One of the reasons God left us with communion is so that we might remember just how much feasts cost and that we might celebrate the fact that Jesus has paid that cost in full. His body was broken for us, and his blood was shed for us, all so that you and I could feast with him for all eternity.

Do you believe that? Do you believe that you are the poor who Jesus shed his precious blood in order to rescue and invite into his home? Have you experienced the grace of our Lord Jesus Christ, that though he was rich yet for your sake he became poor so that you, by his poverty, might become rich?

My friends, I don’t know how you came here today, but I want you to know that you don’t have to leave here poor. You don’t have to leave here lonely. You don’t have to leave here hopeless. The Son of God shed his precious blood on the cross so that he could invite you to feast with him for all eternity. It is finished, the price has been paid, the invitation extended, and you don’t have to leave here poor.

You and I have been invited to a feast, a feast that outweighs anything we deserve and exceeds anything that we could ever repay. When we understand that, when we begin to grasp all that our Savior has done to rescue us, all of our excuses begin to crumble, and we long to share his amazing love with those who have never experienced it. We want to go out into the highways and the hedges and compel the poor and the crippled and the blind and the lame to come and experience the love of Jesus that has made us whole.

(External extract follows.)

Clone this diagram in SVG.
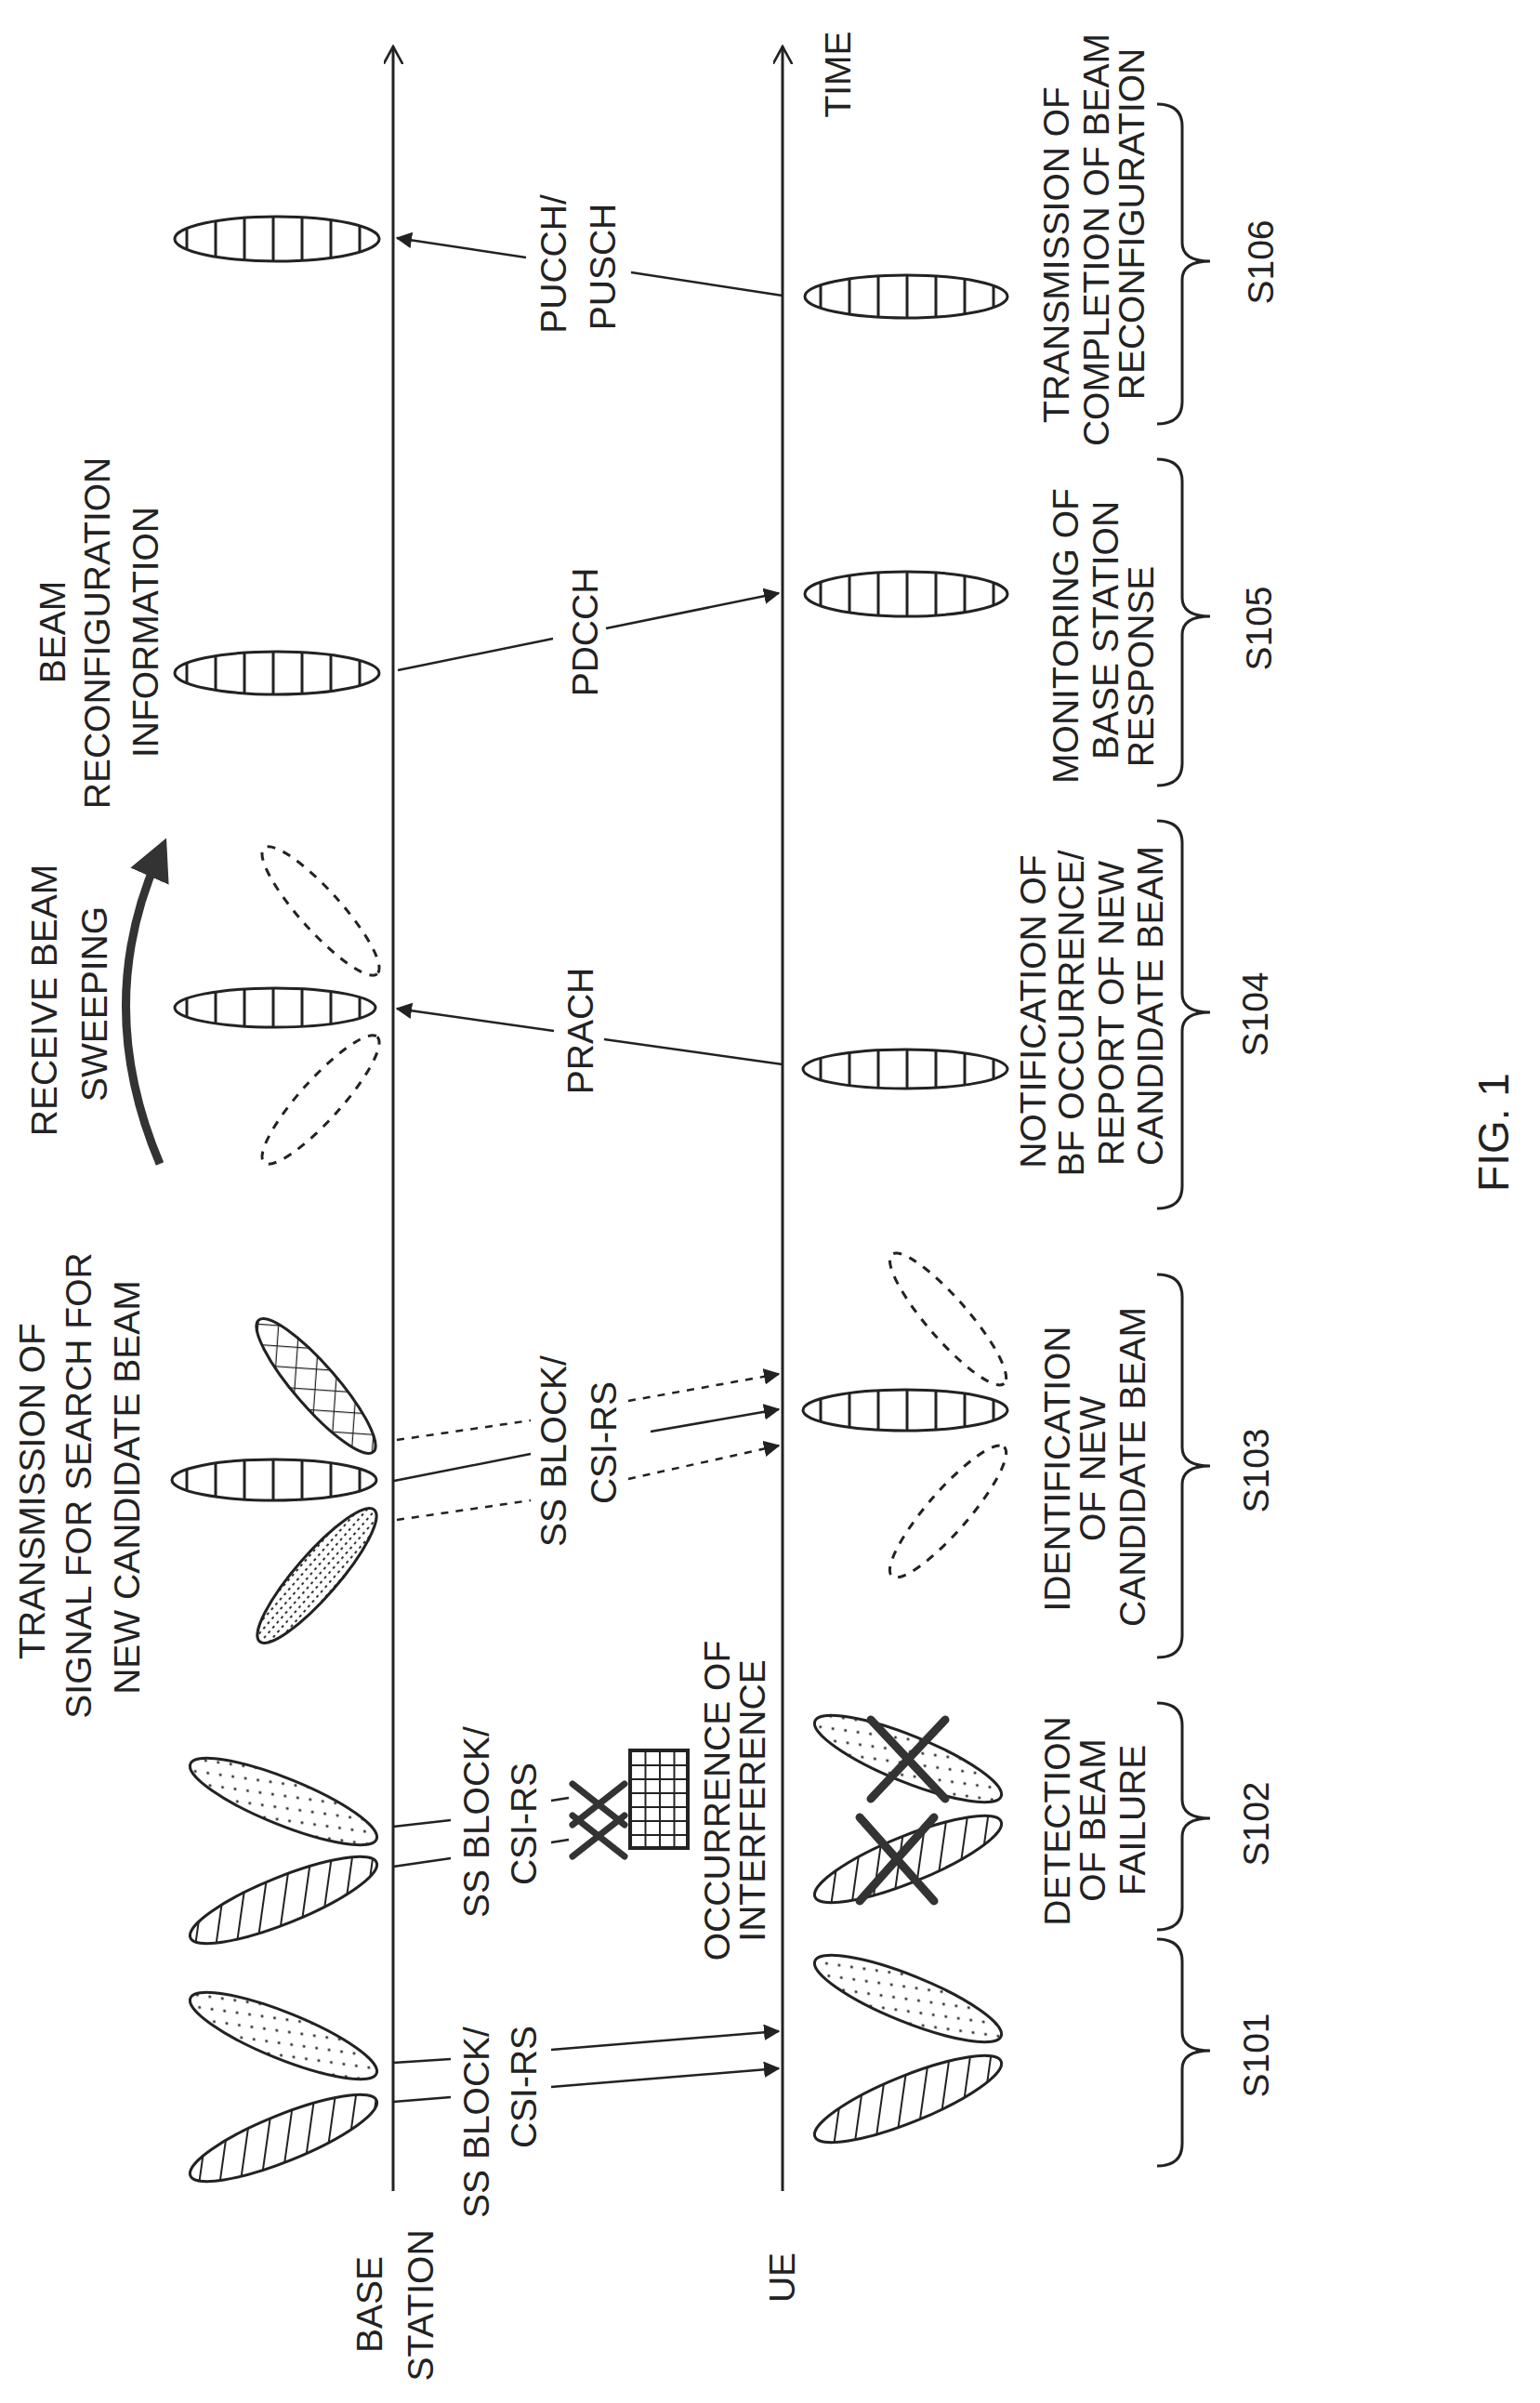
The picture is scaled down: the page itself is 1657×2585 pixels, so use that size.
<svg xmlns="http://www.w3.org/2000/svg" width="1657" height="2585" viewBox="0 0 1657 2585">
<style>
text{font-family:"Liberation Sans",Arial,sans-serif;font-size:39px;fill:#222;text-anchor:middle}
.b{stroke:#222;stroke-width:3}
.br{fill:none;stroke:#222;stroke-width:3}
.d{fill:none;stroke:#222;stroke-width:3;stroke-dasharray:9 9}
.ln{fill:none;stroke:#222;stroke-width:2.5}
.ax{fill:none;stroke:#222;stroke-width:3}
.x{stroke:#333;stroke-width:9;stroke-linecap:round}
</style>
<defs>
<marker id="ah" viewBox="0 0 12 12" refX="11" refY="6" markerWidth="7" markerHeight="7" markerUnits="strokeWidth" orient="auto"><path d="M0,0L12,6L0,12z" fill="#222"/></marker>
<marker id="open" viewBox="0 0 12 12" refX="11" refY="6" markerWidth="7" markerHeight="7" markerUnits="strokeWidth" orient="auto"><path d="M0,0L11,6L0,12" fill="none" stroke="#222" stroke-width="1.5"/></marker>
<marker id="big" viewBox="0 0 12 12" refX="6" refY="6" markerWidth="5" markerHeight="5" orient="auto"><path d="M0,0L12,6L0,12z" fill="#333"/></marker>
<pattern id="vs" patternUnits="userSpaceOnUse" width="31" height="10"><line x1="15" y1="0" x2="15" y2="10" stroke="#222" stroke-width="3"/></pattern>
<pattern id="hat" patternUnits="userSpaceOnUse" width="22" height="22" patternTransform="rotate(30)"><line x1="11" y1="0" x2="11" y2="22" stroke="#222" stroke-width="2"/></pattern>
<pattern id="dot" patternUnits="userSpaceOnUse" width="22" height="16" patternTransform="rotate(22)"><circle cx="5" cy="5" r="1.6" fill="#333"/><circle cx="16" cy="13" r="1.6" fill="#333"/></pattern>
<pattern id="stip" patternUnits="userSpaceOnUse" width="7" height="7"><rect x="1" y="1" width="3" height="2" fill="#333"/></pattern>
<pattern id="xh" patternUnits="userSpaceOnUse" width="22" height="22" patternTransform="rotate(45)"><path d="M0,0H22M0,0V22" stroke="#222" stroke-width="2.5" fill="none"/></pattern>
<pattern id="grid" patternUnits="userSpaceOnUse" x="678" y="1883" width="15.5" height="15"><path d="M0,0H15.5M0,0V15" stroke="#222" stroke-width="4" fill="none"/></pattern>
</defs>

<g id="axes">
<line class="ax" x1="423" y1="2357" x2="423" y2="50" marker-end="url(#open)"/>
<line class="ax" x1="842" y1="2357" x2="842" y2="50" marker-end="url(#open)"/>
<text transform="translate(466,2480) rotate(-90)">STATION</text>
<text transform="translate(411,2479) rotate(-90)">BASE</text>
<text transform="translate(855,2450) rotate(-90)">UE</text>
<text transform="translate(915,80) rotate(-90)">TIME</text>
</g>

<g id="s101">
<ellipse cx="305" cy="2300" rx="108" ry="25" transform="rotate(-22 305 2300)" fill="url(#hat)" class="b"/>
<ellipse cx="305" cy="2190" rx="108" ry="25" transform="rotate(22 305 2190)" fill="url(#dot)" class="b"/>
<ellipse cx="977" cy="2258" rx="108" ry="25" transform="rotate(-22 977 2258)" fill="url(#hat)" class="b"/>
<ellipse cx="977" cy="2150" rx="108" ry="25" transform="rotate(22 977 2150)" fill="url(#dot)" class="b"/>
<text transform="translate(526,2283) rotate(-90)">SS BLOCK/</text>
<text transform="translate(577,2245) rotate(-90)">CSI-RS</text>
<path class="br" d="M1245,2086 Q1272,2086 1272,2110 L1272,2186 Q1272,2206 1302,2206 Q1272,2206 1272,2226 L1272,2306 Q1272,2330 1245,2330"/>
<text transform="translate(1365,2211) rotate(-90)">S101</text>
</g>

<g id="s102">
<ellipse cx="305" cy="2044" rx="108" ry="25" transform="rotate(-22 305 2044)" fill="url(#hat)" class="b"/>
<ellipse cx="305" cy="1938" rx="108" ry="25" transform="rotate(22 305 1938)" fill="url(#dot)" class="b"/>
<ellipse cx="977" cy="2000" rx="108" ry="25" transform="rotate(-22 977 2000)" fill="url(#hat)" class="b"/>
<ellipse cx="977" cy="1892" rx="108" ry="25" transform="rotate(22 977 1892)" fill="url(#dot)" class="b"/>
<line class="x" x1="937" y1="1850" x2="1017" y2="1935"/><line class="x" x1="1017" y1="1850" x2="937" y2="1935"/>
<line class="x" x1="925" y1="1955" x2="1005" y2="2045"/><line class="x" x1="1005" y1="1955" x2="925" y2="2045"/>
<text transform="translate(526,1960) rotate(-90)">SS BLOCK/</text>
<text transform="translate(577,1962) rotate(-90)">CSI-RS</text>
<line class="x" x1="616" y1="1919" x2="672" y2="1963" style="stroke-width:7"/><line class="x" x1="672" y1="1919" x2="616" y2="1963" style="stroke-width:7"/>
<line class="x" x1="616" y1="1953" x2="672" y2="1997" style="stroke-width:7"/><line class="x" x1="672" y1="1953" x2="616" y2="1997" style="stroke-width:7"/>
<rect x="678" y="1883" width="62" height="105" fill="url(#grid)" stroke="#222" stroke-width="4"/>
<text transform="translate(785,1937) rotate(-90)">OCCURRENCE OF</text>
<text transform="translate(823,1937) rotate(-90)">INTERFERENCE</text>
<text transform="translate(1151,1959) rotate(-90)">DETECTION</text>
<text transform="translate(1189,1958) rotate(-90)">OF BEAM</text>
<text transform="translate(1232,1958) rotate(-90)">FAILURE</text>
<path class="br" d="M1245,1832 Q1272,1832 1272,1856 L1272,1936 Q1272,1956 1302,1956 Q1272,1956 1272,1976 L1272,2052 Q1272,2076 1245,2076"/>
<text transform="translate(1365,1962) rotate(-90)">S102</text>
</g>

<g id="s103">
<ellipse cx="340" cy="1491" rx="94" ry="23" transform="rotate(49 340 1491)" fill="url(#xh)" class="b"/>
<ellipse cx="295" cy="1592" rx="110" ry="22" fill="url(#vs)" class="b"/>
<ellipse cx="341" cy="1695" rx="94" ry="23" transform="rotate(-49 341 1695)" fill="url(#stip)" class="b"/>
<ellipse cx="974" cy="1517" rx="110" ry="22" fill="url(#vs)" class="b"/>
<ellipse cx="1020" cy="1419" rx="92" ry="22" transform="rotate(49 1020 1419)" class="d"/>
<ellipse cx="1020" cy="1626" rx="92" ry="22" transform="rotate(-49 1020 1626)" class="d"/>
<text transform="translate(48,1604) rotate(-90)">TRANSMISSION OF</text>
<text transform="translate(98,1598) rotate(-90)">SIGNAL FOR SEARCH FOR</text>
<text transform="translate(150,1600) rotate(-90)">NEW CANDIDATE BEAM</text>
<text transform="translate(609,1561) rotate(-90)">SS BLOCK/</text>
<text transform="translate(663,1552) rotate(-90)">CSI-RS</text>
<text transform="translate(1151,1580) rotate(-90)">IDENTIFICATION</text>
<text transform="translate(1189,1580) rotate(-90)">OF NEW</text>
<text transform="translate(1232,1578) rotate(-90)">CANDIDATE BEAM</text>
<path class="br" d="M1245,1371 Q1272,1371 1272,1395 L1272,1557 Q1272,1577 1302,1577 Q1272,1577 1272,1597 L1272,1759 Q1272,1783 1245,1783"/>
<text transform="translate(1365,1582) rotate(-90)">S103</text>
</g>

<g id="s104">
<path d="M172,1252 Q100,1082 170,922" fill="none" stroke="#333" stroke-width="9" marker-end="url(#big)"/>
<text transform="translate(61,1076) rotate(-90)">RECEIVE BEAM</text>
<text transform="translate(115,1080) rotate(-90)">SWEEPING</text>
<ellipse cx="345" cy="980" rx="91" ry="22" transform="rotate(48 345 980)" class="d"/>
<ellipse cx="296" cy="1084" rx="108" ry="21" fill="url(#vs)" class="b"/>
<ellipse cx="345" cy="1183" rx="91" ry="22" transform="rotate(-48 345 1183)" class="d"/>
<ellipse cx="974" cy="1150" rx="110" ry="21" fill="url(#vs)" class="b"/>
<text transform="translate(638,1109) rotate(-90)">PRACH</text>
<text transform="translate(1125,1088) rotate(-90)">NOTIFICATION OF</text>
<text transform="translate(1166,1090) rotate(-90)">BF OCCURRENCE/</text>
<text transform="translate(1209,1090) rotate(-90)">REPORT OF NEW</text>
<text transform="translate(1251,1082) rotate(-90)">CANDIDATE BEAM</text>
<path class="br" d="M1245,883 Q1272,883 1272,907 L1272,1069 Q1272,1089 1302,1089 Q1272,1089 1272,1109 L1272,1276 Q1272,1300 1245,1300"/>
<text transform="translate(1364,1091) rotate(-90)">S104</text>
</g>

<g id="s105">
<ellipse cx="298" cy="724" rx="110" ry="23" fill="url(#vs)" class="b"/>
<ellipse cx="975" cy="639" rx="109" ry="24" fill="url(#vs)" class="b"/>
<text transform="translate(70,680) rotate(-90)">BEAM</text>
<text transform="translate(118,681) rotate(-90)">RECONFIGURATION</text>
<text transform="translate(170,680) rotate(-90)">INFORMATION</text>
<text transform="translate(643,680) rotate(-90)">PDCCH</text>
<text transform="translate(1160,684) rotate(-90)">MONITORING OF</text>
<text transform="translate(1203,678) rotate(-90)">BASE STATION</text>
<text transform="translate(1241,717) rotate(-90)">RESPONSE</text>
<path class="br" d="M1245,494 Q1272,494 1272,518 L1272,643 Q1272,663 1302,663 Q1272,663 1272,683 L1272,821 Q1272,845 1245,845"/>
<text transform="translate(1368,676) rotate(-90)">S105</text>
</g>

<g id="s106">
<ellipse cx="298" cy="257" rx="110" ry="24" fill="url(#vs)" class="b"/>
<ellipse cx="975" cy="319" rx="109" ry="23" fill="url(#vs)" class="b"/>
<text transform="translate(609,284) rotate(-90)">PUCCH/</text>
<text transform="translate(662,287) rotate(-90)">PUSCH</text>
<text transform="translate(1150,274) rotate(-90)">TRANSMISSION OF</text>
<text transform="translate(1193,258) rotate(-90)">COMPLETION OF BEAM</text>
<text transform="translate(1231,241) rotate(-90)">RECONFIGURATION</text>
<path class="br" d="M1245,112 Q1272,112 1272,136 L1272,261 Q1272,281 1302,281 Q1272,281 1272,301 L1272,432 Q1272,456 1245,456"/>
<text transform="translate(1370,282) rotate(-90)">S106</text>
</g>

<g id="fig">
<text transform="translate(1623,1218) rotate(-90)" style="font-size:46px">FIG. 1</text>
</g>

<g id="connectors">
<line class="ln" x1="423" y1="2261" x2="485" y2="2256"/>
<line class="ln" x1="593" y1="2245" x2="838" y2="2225" marker-end="url(#ah)"/>
<line class="ln" x1="423" y1="2219" x2="485" y2="2215"/>
<line class="ln" x1="593" y1="2205" x2="838" y2="2185" marker-end="url(#ah)"/>
<line class="ln" x1="423" y1="2008" x2="485" y2="1999"/>
<line class="ln" x1="593" y1="1982" x2="612" y2="1979"/>
<line class="ln" x1="423" y1="1965" x2="485" y2="1958"/>
<line class="ln" x1="593" y1="1937" x2="612" y2="1934"/>
<line class="ln" x1="424" y1="1593" x2="571" y2="1564"/>
<line class="ln" x1="700" y1="1540" x2="838" y2="1516" marker-end="url(#ah)"/>
<line class="ln" x1="427" y1="1549" x2="571" y2="1528" stroke-dasharray="8 8"/>
<line class="ln" x1="676" y1="1507" x2="838" y2="1478" stroke-dasharray="8 8" marker-end="url(#ah)"/>
<line class="ln" x1="427" y1="1635" x2="571" y2="1614" stroke-dasharray="8 8"/>
<line class="ln" x1="676" y1="1591" x2="838" y2="1555" stroke-dasharray="8 8" marker-end="url(#ah)"/>
<line class="ln" x1="842" y1="1145" x2="650" y2="1118"/>
<line class="ln" x1="596" y1="1109" x2="427" y2="1085" marker-end="url(#ah)"/>
<line class="ln" x1="428" y1="721" x2="595" y2="687"/>
<line class="ln" x1="652" y1="676" x2="838" y2="638" marker-end="url(#ah)"/>
<line class="ln" x1="842" y1="318" x2="679" y2="293"/>
<line class="ln" x1="566" y1="277" x2="427" y2="256" marker-end="url(#ah)"/>
</g>
</svg>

One of the ways that you as a church been doing this is by supporting church plants like Kaleo Church and many others, and for that I want to thank you. And I want to encourage you to continue to support church planting. Through church planting, we seek to saturate communities with churches so that the Gospel might be proclaimed down every lane and every street, and people will have a place to come and hear about Jesus.

I also want to encourage you to look around and find some people who are different from you and who will never be able to pay you back, and I want you to invite them into your life. I want you to see in them a reflection of what we must have looked like to Jesus, and yet he loved us, shed his blood to rescue us, and rose again to welcome us into his family.

Bethlehem, that is the Gospel, and I beg you to receive it. Receive the love of your Savior and then go out and reflect that good news in the way you live. It is a privilege to be able to feast now while we wait for the day when every wound will be healed, when every tear will be wiped away, and when we will feast with our Savior forever. Amen.